(Charts and diagrams as code)
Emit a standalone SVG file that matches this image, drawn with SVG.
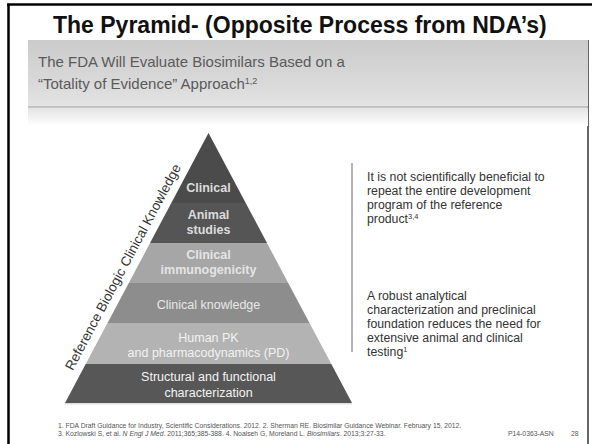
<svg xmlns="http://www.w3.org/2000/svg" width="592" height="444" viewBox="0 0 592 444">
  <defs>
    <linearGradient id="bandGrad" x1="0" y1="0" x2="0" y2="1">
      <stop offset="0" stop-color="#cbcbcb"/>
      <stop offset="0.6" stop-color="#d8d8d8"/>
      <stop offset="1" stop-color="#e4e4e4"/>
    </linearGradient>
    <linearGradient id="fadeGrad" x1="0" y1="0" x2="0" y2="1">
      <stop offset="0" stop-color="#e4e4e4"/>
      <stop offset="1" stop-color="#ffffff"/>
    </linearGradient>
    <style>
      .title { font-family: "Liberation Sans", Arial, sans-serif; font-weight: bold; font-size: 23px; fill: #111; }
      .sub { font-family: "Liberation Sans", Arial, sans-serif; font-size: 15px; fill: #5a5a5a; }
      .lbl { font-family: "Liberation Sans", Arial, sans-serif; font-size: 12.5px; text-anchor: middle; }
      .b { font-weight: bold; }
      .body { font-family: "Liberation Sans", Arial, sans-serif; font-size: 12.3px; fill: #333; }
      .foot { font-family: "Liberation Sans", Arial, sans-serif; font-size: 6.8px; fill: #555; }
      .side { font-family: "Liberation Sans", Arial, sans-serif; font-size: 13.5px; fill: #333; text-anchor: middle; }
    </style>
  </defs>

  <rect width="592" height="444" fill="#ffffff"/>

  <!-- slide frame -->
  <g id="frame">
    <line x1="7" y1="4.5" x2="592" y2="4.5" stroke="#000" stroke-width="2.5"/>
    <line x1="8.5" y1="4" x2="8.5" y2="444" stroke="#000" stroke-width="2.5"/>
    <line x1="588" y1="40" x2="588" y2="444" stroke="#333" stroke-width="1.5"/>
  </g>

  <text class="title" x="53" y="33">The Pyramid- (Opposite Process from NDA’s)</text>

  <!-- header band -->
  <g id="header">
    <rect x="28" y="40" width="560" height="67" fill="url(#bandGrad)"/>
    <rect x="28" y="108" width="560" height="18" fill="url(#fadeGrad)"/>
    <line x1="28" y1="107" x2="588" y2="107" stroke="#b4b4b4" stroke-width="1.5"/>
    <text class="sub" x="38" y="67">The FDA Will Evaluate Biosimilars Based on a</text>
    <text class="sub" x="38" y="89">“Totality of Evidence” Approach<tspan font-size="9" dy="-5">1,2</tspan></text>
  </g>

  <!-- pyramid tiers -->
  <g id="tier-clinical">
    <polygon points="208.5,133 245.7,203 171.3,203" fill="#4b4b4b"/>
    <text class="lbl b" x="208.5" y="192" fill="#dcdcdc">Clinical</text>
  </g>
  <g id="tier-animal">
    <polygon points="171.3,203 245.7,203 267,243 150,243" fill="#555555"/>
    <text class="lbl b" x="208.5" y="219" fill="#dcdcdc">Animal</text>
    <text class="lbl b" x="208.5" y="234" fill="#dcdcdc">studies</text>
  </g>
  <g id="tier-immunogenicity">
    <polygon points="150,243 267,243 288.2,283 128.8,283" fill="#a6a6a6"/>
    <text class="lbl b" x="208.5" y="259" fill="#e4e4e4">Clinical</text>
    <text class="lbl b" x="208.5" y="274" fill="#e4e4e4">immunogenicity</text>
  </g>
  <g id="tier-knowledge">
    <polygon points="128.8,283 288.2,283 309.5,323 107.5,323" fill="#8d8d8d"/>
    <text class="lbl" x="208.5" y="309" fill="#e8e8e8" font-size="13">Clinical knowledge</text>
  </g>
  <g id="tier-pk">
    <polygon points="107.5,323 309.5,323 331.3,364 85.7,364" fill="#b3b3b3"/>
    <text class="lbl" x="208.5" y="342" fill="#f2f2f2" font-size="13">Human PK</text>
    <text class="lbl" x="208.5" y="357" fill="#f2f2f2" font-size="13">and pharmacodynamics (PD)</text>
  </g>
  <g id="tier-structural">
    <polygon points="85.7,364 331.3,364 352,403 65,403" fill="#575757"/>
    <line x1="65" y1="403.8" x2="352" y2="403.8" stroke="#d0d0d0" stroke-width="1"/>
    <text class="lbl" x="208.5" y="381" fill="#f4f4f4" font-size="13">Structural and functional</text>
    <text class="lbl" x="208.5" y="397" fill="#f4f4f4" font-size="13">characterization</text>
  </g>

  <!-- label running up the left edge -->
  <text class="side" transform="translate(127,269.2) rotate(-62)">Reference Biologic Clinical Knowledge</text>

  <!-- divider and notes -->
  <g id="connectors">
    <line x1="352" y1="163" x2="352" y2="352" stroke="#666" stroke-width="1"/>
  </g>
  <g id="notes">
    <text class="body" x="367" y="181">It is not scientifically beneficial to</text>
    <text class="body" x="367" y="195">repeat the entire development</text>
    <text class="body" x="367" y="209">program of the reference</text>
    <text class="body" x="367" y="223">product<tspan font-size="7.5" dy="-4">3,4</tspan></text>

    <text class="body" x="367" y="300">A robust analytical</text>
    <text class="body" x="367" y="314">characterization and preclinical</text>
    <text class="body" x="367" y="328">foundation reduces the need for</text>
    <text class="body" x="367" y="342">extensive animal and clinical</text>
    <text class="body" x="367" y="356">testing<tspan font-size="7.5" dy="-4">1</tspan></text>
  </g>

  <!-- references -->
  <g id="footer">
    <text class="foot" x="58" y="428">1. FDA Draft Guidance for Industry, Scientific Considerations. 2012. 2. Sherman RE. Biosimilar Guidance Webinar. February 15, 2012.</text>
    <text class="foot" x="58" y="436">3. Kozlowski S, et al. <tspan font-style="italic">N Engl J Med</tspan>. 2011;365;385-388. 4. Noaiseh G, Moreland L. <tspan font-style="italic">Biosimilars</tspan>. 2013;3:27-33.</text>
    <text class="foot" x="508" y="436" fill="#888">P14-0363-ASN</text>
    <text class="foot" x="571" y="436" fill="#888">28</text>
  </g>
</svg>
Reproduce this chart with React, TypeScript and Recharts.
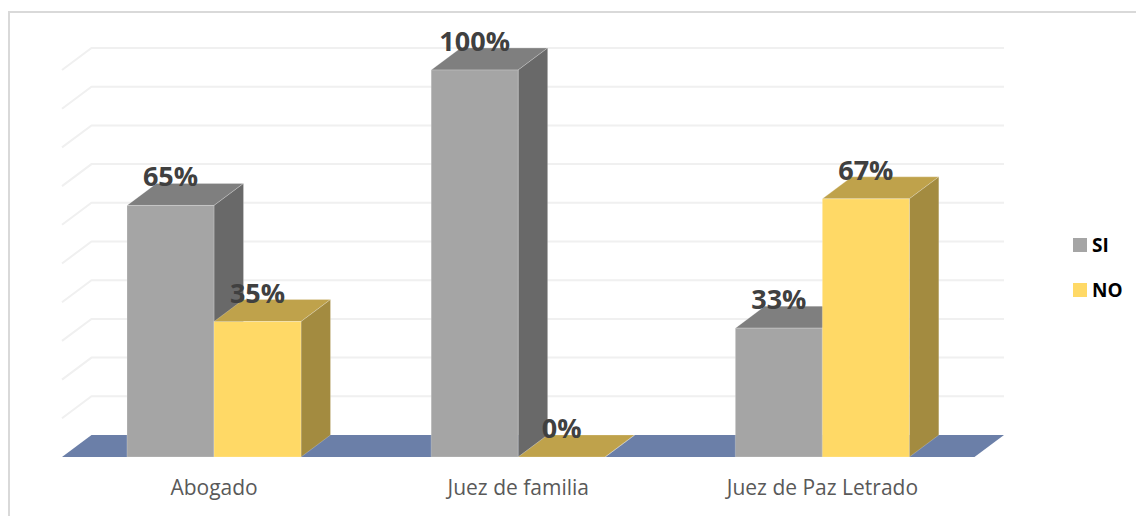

**Direction**:
Repeat the lines exactly as they stand, from the opening line of the data through the line with "Process from NDA’s)</text>". Pictures stay out of the copy.

**Full solution**:
Emit a standalone SVG file that matches this image, drawn with SVG.
<svg xmlns="http://www.w3.org/2000/svg" width="592" height="444" viewBox="0 0 592 444">
  <defs>
    <linearGradient id="bandGrad" x1="0" y1="0" x2="0" y2="1">
      <stop offset="0" stop-color="#cbcbcb"/>
      <stop offset="0.6" stop-color="#d8d8d8"/>
      <stop offset="1" stop-color="#e4e4e4"/>
    </linearGradient>
    <linearGradient id="fadeGrad" x1="0" y1="0" x2="0" y2="1">
      <stop offset="0" stop-color="#e4e4e4"/>
      <stop offset="1" stop-color="#ffffff"/>
    </linearGradient>
    <style>
      .title { font-family: "Liberation Sans", Arial, sans-serif; font-weight: bold; font-size: 23px; fill: #111; }
      .sub { font-family: "Liberation Sans", Arial, sans-serif; font-size: 15px; fill: #5a5a5a; }
      .lbl { font-family: "Liberation Sans", Arial, sans-serif; font-size: 12.5px; text-anchor: middle; }
      .b { font-weight: bold; }
      .body { font-family: "Liberation Sans", Arial, sans-serif; font-size: 12.3px; fill: #333; }
      .foot { font-family: "Liberation Sans", Arial, sans-serif; font-size: 6.8px; fill: #555; }
      .side { font-family: "Liberation Sans", Arial, sans-serif; font-size: 13.5px; fill: #333; text-anchor: middle; }
    </style>
  </defs>

  <rect width="592" height="444" fill="#ffffff"/>

  <!-- slide frame -->
  <g id="frame">
    <line x1="7" y1="4.5" x2="592" y2="4.5" stroke="#000" stroke-width="2.5"/>
    <line x1="8.5" y1="4" x2="8.5" y2="444" stroke="#000" stroke-width="2.5"/>
    <line x1="588" y1="40" x2="588" y2="444" stroke="#333" stroke-width="1.5"/>
  </g>

  <text class="title" x="53" y="33">The Pyramid- (Opposite Process from NDA’s)</text>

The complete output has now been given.